テレメンタリー2024 (テレメンタリー2024)
文洋さんは長野県・諏訪市に暮らしている。この日はこれから出版する新たな写真集の編集などに追われていた。自宅にはこれまで撮りためた写真やネガなど10万点以上が保管されている。それらすべてを故郷の沖縄に寄贈したいと考えている。那覇市・首里は1938年に文洋さんの生まれた場所。父は琉球の時代小説や沖縄芝居の脚本を手掛けた作家の石川文一。執筆にのめり込んだ父は文洋さんが4歳の時に仕事の幅を広げようと家族を連れて本土に移住した。石川家の菩提寺である万松院に両親や兄弟が眠っている。物書きだった父の背中を追うように高校を卒業するとジャーナリストの道に足を踏み入れた。初めてベトナムに渡ったのは1964年の8月。アメリカがベトナム戦争に本格的に介入するきっかけとなったトンキン湾事件の直後のことだった。母はアメリカ軍に同行し刻々と戦況が厳しくなる戦場の最前線で命がけで写真を取り続ける息子のことを何も言わずに見守っていたという。そこは地獄のような現場だった。銃撃戦のさなかに身を伏せて撮った写真もある。兵士が手にバラバラになった遺体を持っている写真もある。被害者は人間としての尊厳を奪われ、加害者も人間性を失っていくという。戦争の実相が映し出されている。戦地から帰った文洋さんはベトナムで多くの人の命を奪っている爆撃機が故郷である沖縄からでていくのを目の当たりにした。

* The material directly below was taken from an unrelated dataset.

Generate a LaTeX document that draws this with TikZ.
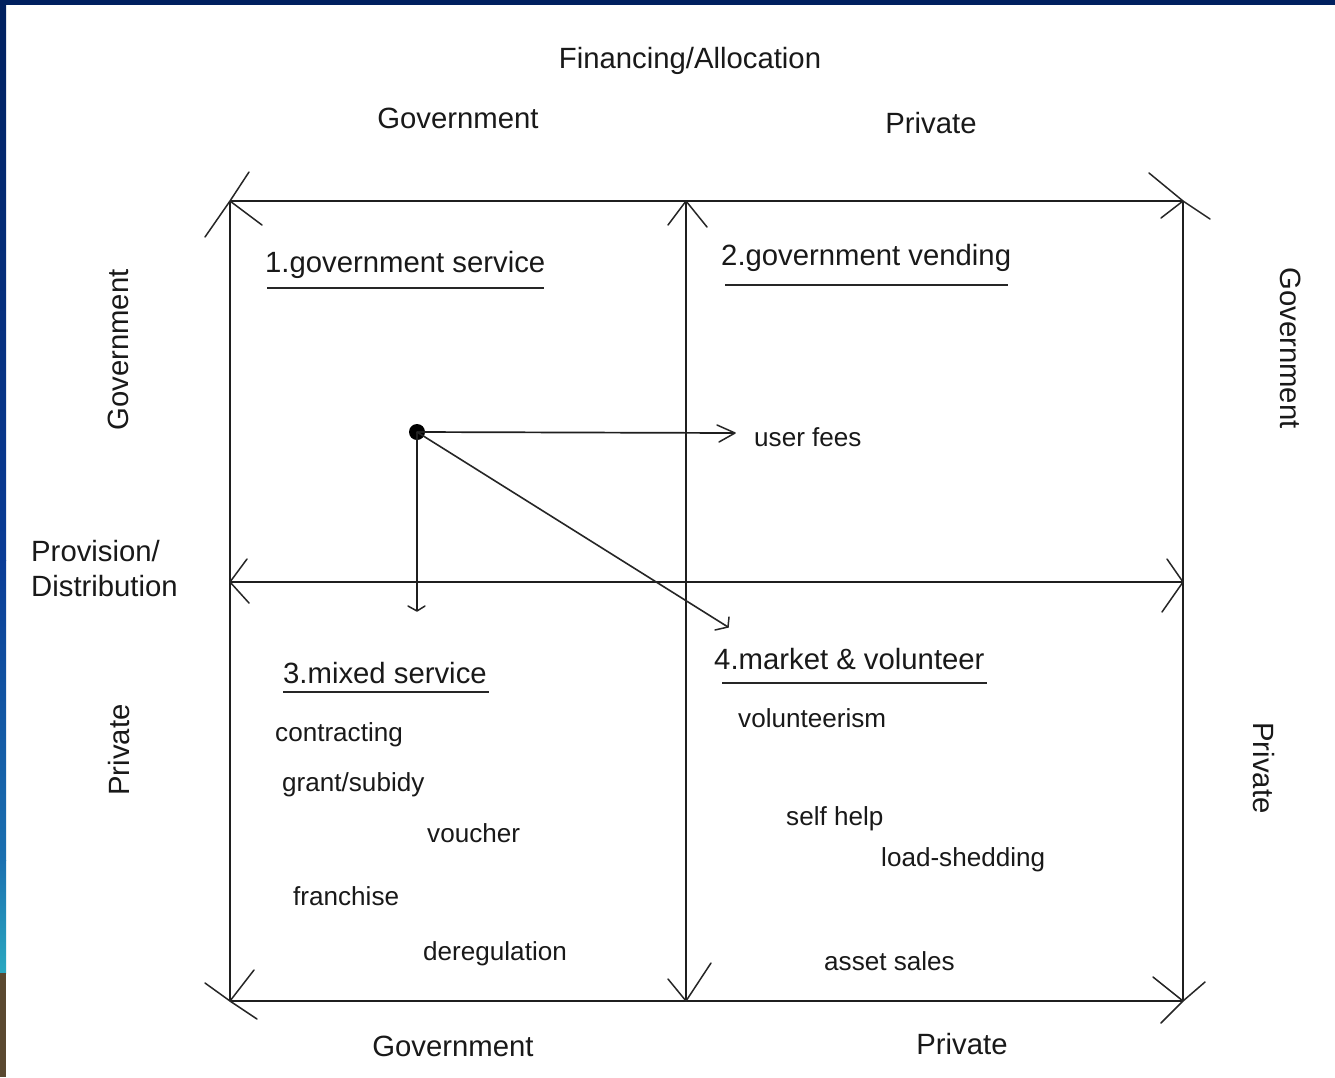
\documentclass[tikz,border=0pt]{standalone}
\usepackage{fontspec}
\setmainfont{Liberation Sans}
\definecolor{slidenavy}{HTML}{00205F}
\definecolor{slideblue}{HTML}{0A3C96}
\definecolor{slidesky}{HTML}{1A70B0}
\definecolor{slideteal}{HTML}{2AA8C0}
\definecolor{slidebrown}{HTML}{5A4830}
\begin{document}
\begin{tikzpicture}[x=1pt,y=-1pt,
  frame/.style={draw=black!88, line width=2.4pt},
  barb/.style={draw=black!85, line width=1.5pt, line cap=round},
  thin/.style={draw=black!88, line width=1.7pt},
  uline/.style={draw=black!85, line width=1.6pt},
  head/.style={font=\fontsize{29.3}{33}\selectfont, text=black!90, inner sep=0pt},
  item/.style={font=\fontsize{26.1}{30}\selectfont, text=black!90, inner sep=0pt, anchor=west},
]
% page and slide edge
\useasboundingbox (0,0) rectangle (1335,1077);
\fill[white] (0,0) rectangle (1335,1077);
\fill[top color=slidenavy, bottom color=slideblue] (0,0) rectangle (6,560);
\fill[top color=slideblue, bottom color=slidesky] (0,560) rectangle (6,860);
\fill[top color=slidesky, bottom color=slideteal] (0,860) rectangle (6,973);
\fill[slidebrown] (0,973) rectangle (6,1077);
\fill[slidenavy] (0,0) rectangle (1335,5);

% grid points
\coordinate (TL) at (230,201);
\coordinate (TM) at (686,201);
\coordinate (TR) at (1183,201);
\coordinate (LM) at (230,582);
\coordinate (RM) at (1183,582);
\coordinate (BL) at (230,1001);
\coordinate (BM) at (686,1001);
\coordinate (BR) at (1183,1001);

% outer frame and cross
\draw[frame] (TL) -- (TR);
\draw[frame] (BL) -- (BR);
\draw[frame] (TL) -- (BL);
\draw[frame] (TR) -- (BR);
\draw[frame] (TM) -- (BM);
\draw[frame] (LM) -- (RM);

% hand drawn arrow barbs at the ends of the axes
\draw[barb] (TL) -- ++(19,-29) (TL) -- ++(-25,36) (TL) -- ++(32,24);
\draw[barb] (TR) -- ++(-34,-28) (TR) -- ++(27,18) (TR) -- ++(-22,17);
\draw[barb] (BL) -- ++(24,-31) (BL) -- ++(-25,-18) (BL) -- ++(27,18);
\draw[barb] (BR) -- ++(-30,-24) (BR) -- ++(22,-19) (BR) -- ++(-22,22);
\draw[barb] (TM) -- ++(-18,24) (TM) -- ++(21,26);
\draw[barb] (BM) -- ++(-18,-22) (BM) -- ++(25,-38);
\draw[barb] (LM) -- ++(17,-23) (LM) -- ++(19,21);
\draw[barb] (RM) -- ++(-16,-23) (RM) -- ++(-21,30);

% arrows from the government service point
\node[circle, fill=black, inner sep=0pt, minimum size=16pt] (dot) at (417,432) {};
\coordinate (fees) at (735,433);
\coordinate (mixed) at (417,611);
\coordinate (market) at (728,627);
\draw[thin] (dot.center) -- (fees);
\draw[barb] (fees) -- ++(-18,-8) (fees) -- ++(-16,9);
\draw[thin] (dot.center) -- (mixed);
\draw[barb] (mixed) -- ++(-9,-5) (mixed) -- ++(8,-5);
\draw[barb, line width=1.6pt] (dot.center) -- (market);
\draw[barb] (market) -- ++(-13,3) (market) -- ++(1,-10);

% axis captions
\node[head] (fin) at (690,61) {Financing/Allocation};
\node[head] (topgov) at (458,118) {Government};
\node[head] (toppriv) at (931,123) {Private};
\node[head] (botgov) at (453,1046) {Government};
\node[head] (botpriv) at (962,1044) {Private};
\node[head, rotate=90] (leftgov) at (118,350) {Government};
\node[head, rotate=90] (leftpriv) at (119,750) {Private};
\node[head, rotate=-90] (rightgov) at (1291,348) {Government};
\node[head, rotate=-90] (rightpriv) at (1264,768) {Private};
\node[head, anchor=west, align=left] (prov) at (31,569) {Provision/\\[2pt]Distribution};

% quadrant titles
\node[head, anchor=west] (q1) at (265,265) {1.government service};
\draw[uline] (267,288) -- (544,288);
\node[head, anchor=west] (q2) at (721,258) {2.government vending};
\draw[uline] (725,285) -- (1008,285);
\node[head, anchor=west] (q3) at (283,673) {3.mixed service};
\draw[uline] (283,692) -- (489,692);
\node[head, anchor=west] (q4) at (714,659) {4.market \& volunteer};
\draw[uline] (722,683) -- (987,683);

% instruments
\node[item] (userfees) at (754,437) {user fees};
\node[item] (contr) at (275,735) {contracting};
\node[item] (grant) at (282,785) {grant/subidy};
\node[item] (vouch) at (427,833) {voucher};
\node[item] (franch) at (293,896) {franchise};
\node[item] (dereg) at (423,954) {deregulation};
\node[item] (volun) at (738,718) {volunteerism};
\node[item] (selfh) at (786,819) {self help};
\node[item] (loads) at (881,860) {load-shedding};
\node[item] (assets) at (824,961) {asset sales};
\end{tikzpicture}
\end{document}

この日は当時取材した新垣さんの元を訪れた。ベトナム戦争の頃、沖縄では日本への復帰運動が盛り上がっていた。 1969年本土の仲間たちの支援を求めて上京した沖縄代表団を写した写真。代表団の1人だった新垣さんは沖縄が平和憲法の元に帰り、重い基地負担から解放されることを願っていた。その思いの根底にはかつての沖縄と同じように地上戦に巻き込まれたベトナムの人たちへの思いもあった。文洋さんも同じ気持ちだった。ベトナムの戦場で撮影した人々は沖縄戦を逃げ惑った祖父や故郷の人々と重なっていた。あの頃が忘れ去られようとしている今、沖縄は再び揺さぶられていた。